GFR officials detailed that the Gainesville Police Department assisted in the fuel fire by securing the scene and evacuating the surrounding area in case of the explosion.  Those that could not be removed were sheltered in place, Hillhouse said.

The crash occurred at 1:45 a.m. on Sunday at the intersection of Northwest 43rd Street and Northwest 16th Boulevard in Gainesville, said Hillhouse. One man was killed in the crash. The Gainesville Police Department late Tuesday afternoon identified him as Lucca Roch-Hernandez, a 20-year-old Miami native who had moved to Gainesville this fall to attend Santa Fe College. A GoFundMe has so far raised more than $32,000 to cover his family’s funeral expenses.

Gainesville Fire Rescue use a fire-suppression foam to control the tanker truck fire early Sunday morning, Oct. 27. (Photo courtesy GFR)

“The accident was called in as a motor-vehicle accident, but was soon upgraded to motor-vehicle accident with fire,” Hillhouse said, “which still doesn’t really do the call justice.”

Hillhouse described the scene as a large Class B fire that included downed power lines laying in water.  He said firefighters hosed the tanker truck with water as a cooling operation to reduce temperatures of the fuel compartments that had not ruptured.  Once the fire was controlled, Hillhouse said the firefighters transitioned to an “offense attack” and blanketed the tanker with a foam agent supplied by an aircraft firefighting truck to smother the fire.
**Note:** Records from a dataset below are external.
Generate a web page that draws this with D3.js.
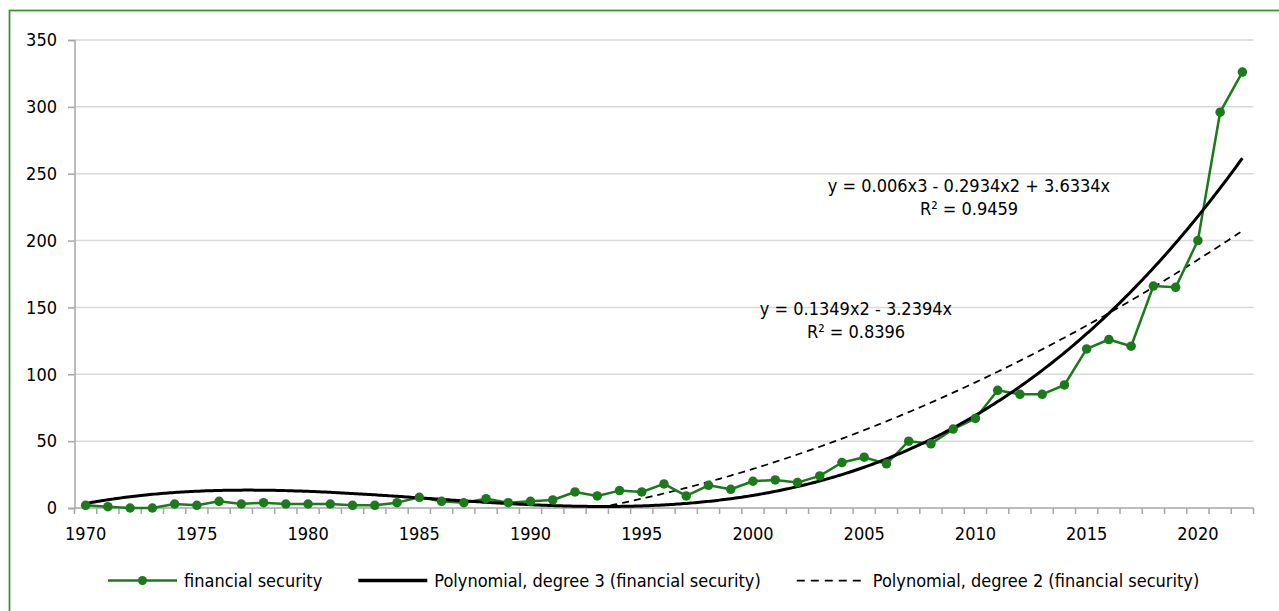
<!DOCTYPE html>
<html>
<head>
<meta charset="utf-8">
<script src="https://cdn.jsdelivr.net/npm/d3@7"></script>
<style>
  body { margin: 0; background: #fff; }
  text { font-family: "DejaVu Sans Condensed", "DejaVu Sans", sans-serif; font-size: 18px; fill: #000; }
</style>
</head>
<body>
<script>
'use strict'

const GREEN  = '#1B7B1B'
const FRAME  = '#389030'
const GRID   = '#D9D9D9'
const AXIS   = '#A6A6A6'
const BLACK  = '#000000'

// data
const years = d3.range(1970, 2023)
const financialSecurity = [
  2, 1, 0, 0, 3, 2, 5, 3, 4, 3,
  3, 3, 2, 2, 4, 8, 5, 4, 7, 4,
  5, 6, 12, 9, 13, 12, 18, 9, 17, 14,
  20, 21, 19, 24, 34, 38, 33, 50, 48, 59,
  67, 88, 85, 85, 92, 119, 126, 121, 166, 165,
  200, 296, 326
]
const yTicks = [0, 50, 100, 150, 200, 250, 300, 350]
const xLabelYears = [1970, 1975, 1980, 1985, 1990, 1995, 2000, 2005, 2010, 2015, 2020]

// trendline coefficients (x = 1 for 1970), from constant term up
const cubicCoef = [0, 3.6334, -0.2934, 0.006]
const quadCoef  = [0, -3.2394, 0.1349]
const cubicLabel = ['y = 0.006x3 - 0.2934x2 + 3.6334x', 'R² = 0.9459']
const quadLabel  = ['y = 0.1349x2 - 3.2394x', 'R² = 0.8396']
const legendNames = [
  'financial security',
  'Polynomial, degree 3 (financial security)',
  'Polynomial, degree 2 (financial security)'
]

const W = 1279, H = 611
const plotLeft = 74.5, plotRight = 1253.5, plotTop = 40, plotBottom = 508

const svg = d3.select('body').append('svg')
  .attr('width', W)
  .attr('height', H)

svg.append('rect')
  .attr('x', 9.5).attr('y', 10.5)
  .attr('width', W + 20).attr('height', H + 20)
  .attr('fill', 'none')
  .attr('stroke', FRAME)
  .attr('stroke-width', 1.75)

const x = d3.scaleBand().domain(years).range([plotLeft, plotRight])
const y = d3.scaleLinear().domain([0, 350]).range([plotBottom, plotTop])
const bw = x.bandwidth()
const cx = yr => x(yr) + bw / 2
// trendline x runs 1..53 over the category centres
const t = d3.scaleLinear().domain([1, years.length]).range([cx(years[0]), cx(years[years.length - 1])])

// gridlines
svg.append('g')
  .selectAll('line')
  .data(yTicks.filter(d => d > 0))
  .join('line')
  .attr('x1', plotLeft).attr('x2', plotRight)
  .attr('y1', d => y(d)).attr('y2', d => y(d))
  .attr('stroke', GRID)
  .attr('stroke-width', 1.5)

// y axis
const yAxis = svg.append('g')
  .attr('transform', `translate(${ plotLeft }, 0)`)
  .call(d3.axisLeft(y).tickValues(yTicks).tickSize(6.5).tickPadding(11))
yAxis.attr('font-size', null).attr('font-family', null)
yAxis.select('.domain').attr('stroke', AXIS).attr('stroke-width', 1.5)
yAxis.selectAll('.tick line').attr('stroke', AXIS).attr('stroke-width', 1.5)

// x axis: ticks on category boundaries, labels every 5 years
const xAxis = svg.append('g')
  .attr('transform', `translate(0, ${ plotBottom })`)
  .call(d3.axisBottom(x).tickValues(xLabelYears).tickSize(0).tickPadding(19))
xAxis.attr('font-size', null).attr('font-family', null)
xAxis.select('.domain').remove()
xAxis.selectAll('.tick line').remove()

const edges = years.map(d => x(d)).concat([plotRight])
svg.append('g')
  .selectAll('line')
  .data(edges)
  .join('line')
  .attr('x1', d => d).attr('x2', d => d)
  .attr('y1', plotBottom).attr('y2', plotBottom + 6)
  .attr('stroke', AXIS)
  .attr('stroke-width', 1.5)
svg.append('line')
  .attr('x1', plotLeft).attr('x2', plotRight)
  .attr('y1', plotBottom).attr('y2', plotBottom)
  .attr('stroke', AXIS)
  .attr('stroke-width', 1.5)

// trendlines
const poly = coef => v => coef.reduce((s, c, i) => s + c * Math.pow(v, i), 0)
const steps = d3.range(1, years.length + 0.001, 0.1)

svg.append('clipPath').attr('id', 'plot')
  .append('rect')
  .attr('x', plotLeft).attr('y', plotTop)
  .attr('width', plotRight - plotLeft).attr('height', plotBottom - plotTop)

const trendLine = f => d3.line()
  .x(v => t(v))
  .y(v => y(f(v)))

svg.append('path')
  .datum(steps)
  .attr('clip-path', 'url(#plot)')
  .attr('d', trendLine(poly(quadCoef)))
  .attr('fill', 'none')
  .attr('stroke', BLACK)
  .attr('stroke-width', 1.75)
  .attr('stroke-dasharray', '7,5')

// series
const series = years.map((yr, i) => ({ year: yr, value: financialSecurity[i] }))

svg.append('path')
  .datum(series)
  .attr('d', d3.line().x(d => cx(d.year)).y(d => y(d.value)))
  .attr('fill', 'none')
  .attr('stroke', GREEN)
  .attr('stroke-width', 2.5)
  .attr('stroke-linejoin', 'round')

svg.append('path')
  .datum(steps)
  .attr('d', trendLine(poly(cubicCoef)))
  .attr('fill', 'none')
  .attr('stroke', BLACK)
  .attr('stroke-width', 3)

svg.append('g')
  .selectAll('circle')
  .data(series)
  .join('circle')
  .attr('cx', d => cx(d.year))
  .attr('cy', d => y(d.value))
  .attr('r', 4.75)
  .attr('fill', GREEN)

// equation labels
const eqLabel = (lines, px, py) => {
  svg.append('text')
    .attr('text-anchor', 'middle')
    .selectAll('tspan')
    .data(lines)
    .join('tspan')
    .attr('x', px)
    .attr('y', (d, i) => py + i * 22.5)
    .text(d => d)
}
eqLabel(cubicLabel, 969, 192)
eqLabel(quadLabel, 856, 315)

// legend
const legend = svg.append('g').attr('transform', 'translate(108, 580.5)')
let lx = 0
legendNames.forEach((name, i) => {
  const g = legend.append('g').attr('transform', `translate(${ lx }, 0)`)
  const ln = g.append('line')
    .attr('x1', 0).attr('x2', 69)
    .attr('y1', 0).attr('y2', 0)
  if (i === 0) {
    ln.attr('stroke', GREEN).attr('stroke-width', 2.5)
    g.append('circle').attr('cx', 34.5).attr('cy', 0).attr('r', 4.5).attr('fill', GREEN)
  } else if (i === 1) {
    ln.attr('stroke', BLACK).attr('stroke-width', 3.5)
  } else {
    ln.attr('stroke', BLACK).attr('stroke-width', 1.75).attr('stroke-dasharray', '8,6')
  }
  const txt = g.append('text')
    .attr('x', 76)
    .attr('dy', '0.35em')
    .text(name)
  lx += 76 + txt.node().getComputedTextLength() + 36
})
</script>
</body>
</html>
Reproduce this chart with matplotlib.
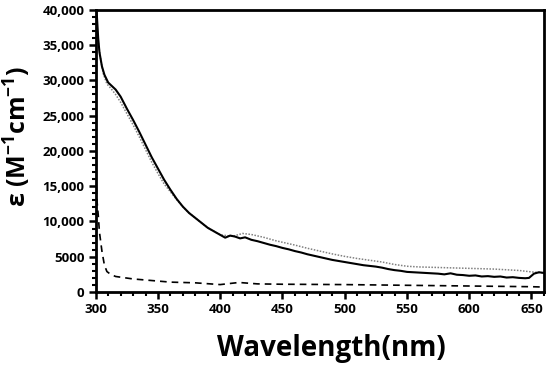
import matplotlib.pyplot as plt
from matplotlib.ticker import MultipleLocator, FixedLocator

# solid curve
wl_solid = [300, 301, 302, 303, 305, 307, 310, 313, 316, 320, 325, 330, 335, 340, 345,
            350, 355, 360, 365, 370, 375, 380, 385, 390, 395, 400, 404, 408, 412, 416,
            420, 425, 430, 435, 440, 445, 450, 455, 460, 465, 470, 475, 480, 485, 490,
            495, 500, 505, 510, 515, 520, 525, 530, 535, 540, 545, 550, 555, 560, 565,
            570, 575, 580, 585, 590, 595, 600, 605, 610, 615, 620, 625, 630, 635, 640,
            645, 648, 652, 656, 660]
eps_solid = [40500, 39000, 36000, 34000, 32000, 30800, 29700, 29200, 28700, 27700, 26000,
             24400, 22700, 20900, 19100, 17500, 15900, 14500, 13200, 12100, 11200, 10500,
             9800, 9100, 8600, 8100, 7700, 8000, 7850, 7600, 7750, 7400, 7200, 6950, 6700,
             6500, 6250, 6050, 5800, 5600, 5350, 5150, 4950, 4750, 4550, 4400, 4250, 4100,
             3950, 3800, 3700, 3600, 3450, 3250, 3100, 3000, 2850, 2800, 2750, 2700, 2650,
             2600, 2500, 2650, 2450, 2400, 2300, 2350, 2200, 2250, 2150, 2200, 2050, 2100,
             2000, 1950, 2000, 2600, 2800, 2700]

# dotted curve
wl_dot = [300, 302, 304, 306, 309, 312, 316, 320, 325, 330, 335, 340, 345, 350, 355, 360,
          365, 370, 375, 380, 390, 400, 410, 418, 425, 430, 435, 440, 445, 450, 460, 470,
          480, 490, 500, 510, 520, 530, 540, 550, 560, 570, 580, 590, 600, 610, 620, 630,
          640, 650, 660]
eps_dot = [40500, 35500, 33000, 31000, 29500, 28900, 28000, 26900, 25300, 23700, 22000,
           20200, 18400, 16800, 15300, 14200, 13100, 12100, 11200, 10500, 9100, 8100, 7900,
           8300, 8150, 7950, 7750, 7500, 7250, 7050, 6650, 6200, 5800, 5400, 5050, 4750,
           4500, 4250, 3900, 3650, 3550, 3500, 3450, 3400, 3350, 3300, 3250, 3150, 3050,
           2850, 2700]

# dashed curve
wl_dash = [300, 301, 302, 303, 305, 307, 309, 312, 316, 320, 330, 340, 350, 360, 380, 400,
           415, 430, 450, 500, 550, 600, 650, 660]
eps_dash = [16500, 13000, 11000, 8500, 5800, 3800, 2900, 2500, 2200, 2100, 1850, 1700, 1550,
            1400, 1300, 1050, 1350, 1150, 1100, 1050, 950, 850, 750, 700]

y_ticks = [0, 5000, 10000, 15000, 20000, 25000, 30000, 35000, 40000]
y_labels = ['0', '5000', '10,000', '15,000', '20,000', '25,000', '30,000', '35,000', '40,000']
x_ticks = [300, 350, 400, 450, 500, 550, 600, 650]

plt.rcParams['font.family'] = ['Open Sans', 'DejaVu Sans']
plt.rcParams['mathtext.fontset'] = 'custom'
plt.rcParams['mathtext.rm'] = 'Open Sans:bold'
plt.rcParams['mathtext.default'] = 'rm'

fig = plt.figure(figsize=(5.5, 3.65), dpi=100)
ax = fig.add_axes([0.174, 0.2, 0.815, 0.773])

ax.plot(wl_dot, eps_dot, color='#808080', linestyle=(0, (1, 1)), linewidth=1.1)
ax.plot(wl_solid, eps_solid, color='black', linewidth=1.5)
ax.plot(wl_dash, eps_dash, color='black', linestyle=(0, (4, 3)), linewidth=1.2)

ax.set_xlim(300, 660)
ax.set_ylim(0, 40000)
ax.xaxis.set_major_locator(FixedLocator(x_ticks))
ax.xaxis.set_minor_locator(MultipleLocator(10))
ax.yaxis.set_major_locator(FixedLocator(y_ticks))
ax.yaxis.set_minor_locator(MultipleLocator(1000))
ax.set_yticklabels(y_labels)

for s in ax.spines.values():
    s.set_linewidth(2)
ax.tick_params(which='major', direction='out', length=5, width=1.8, labelsize=9.5, pad=3)
ax.tick_params(which='minor', direction='out', length=3, width=1.5)
for lab in ax.get_xticklabels() + ax.get_yticklabels():
    lab.set_fontweight('bold')

ax.set_xlabel('Wavelength(nm)', fontsize=20, fontweight='bold')
ax.xaxis.set_label_coords(0.525, -0.15)
ax.set_ylabel(r'ε (M$^{-1}$cm$^{-1}$)', fontsize=18, fontweight='bold')
ax.yaxis.set_label_coords(-0.14, 0.55)

fig.savefig('out.png', dpi=100)
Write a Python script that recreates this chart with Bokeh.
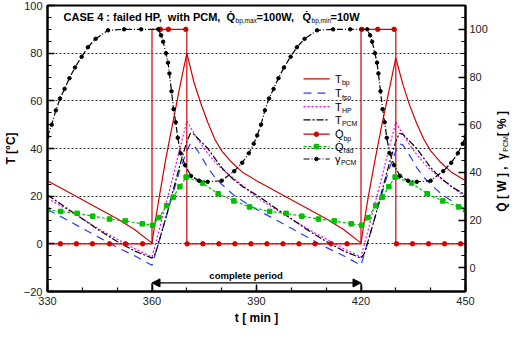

That truck is typically stationed at the Gainesville Regional Airport.

Lt. Joel Graves, with GFR, said that a Class B fire involves flammable liquids or gases. He said the cooling method is used by water hoses to get the flames down, then foam application is used to suppress the flames.

Electricity was knocked out for many residents in the area and a nearby shopping plaza.

Tony Holstein, utility project team leader at Gainesville Regional Utilities, said it took one hour and 21 minutes to restore power to 328 customers.  Another 741 customers were able to regain power after about an hour and a half, said Holstein.  GRU restored the rest of the 345 customers in six hours.

One firefighter was injured with a soft tissue injury to the knee, but Hillhouse said he expects the injured firefighter to make a full recovery.

Hillhouse was not able to comment on who was to blame for the accident, and more information will be available as Gainesville Police Department and Gainesville Fire Rescue continue the investigation.